I don't really like kits all that well because half the stuff will be replaced in five hundred rounds. I'd pick out a press I liked (try several cause they don't all feel the same), and buy some good dies (RCBS, Forster or whatever). The best powder measurer for the money spent is the Lyman #55 without a doubt (and can be had cheap). I like electronic scales, but some folks like beam scales. Buy a good electronic scale if that's your interest (PACT). I use a Wilson case trimmer as well as a Lyman, and a Forster. The Lyman is used for 44mag and 45LC mostly, but the Forster will do everything you want with ease. I use two priming devices, but own several others. I like the priming device on the back of my Forster press better than all the rest but with two exceptions. The Sinclair is the best by ever so slightly, and the K&M is right behind it. Rest are paper weights.

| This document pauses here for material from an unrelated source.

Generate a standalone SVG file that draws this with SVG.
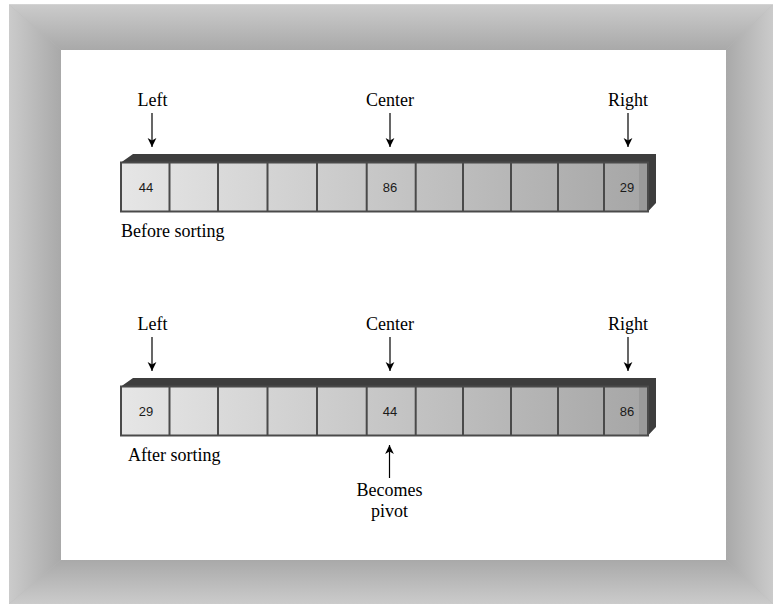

Unless your one of those guys out there swapping bullets all the time, don't buy a seater with a micrometer head. I use them, but also use several different kinds of bullets. I'm one of the guys that will tell you there is no better seater than a Forster (threaded die), but a Redding is also a very good seater. I like Forster full length dies best due to the stem setup. Bushing dies are not really for the novice, but maybe after a year or so of reloading to get yourself comfortable
I also would buy the Hornaday case gauge and seating depth gauges. These little gems will save you a lot of headaches. Get yourself a good pair of calipers, and this is one place not to go cheap. I use a 4" Mitutoyo 98% of the time. Wether you go digital or analog is up to you. I'd avoid the Starretts as they can be a pain to rezero (analog), but their digital ones are nice (as well as the B&S and Fowlers). Down the road you may want to buy a pair of micrometers (1").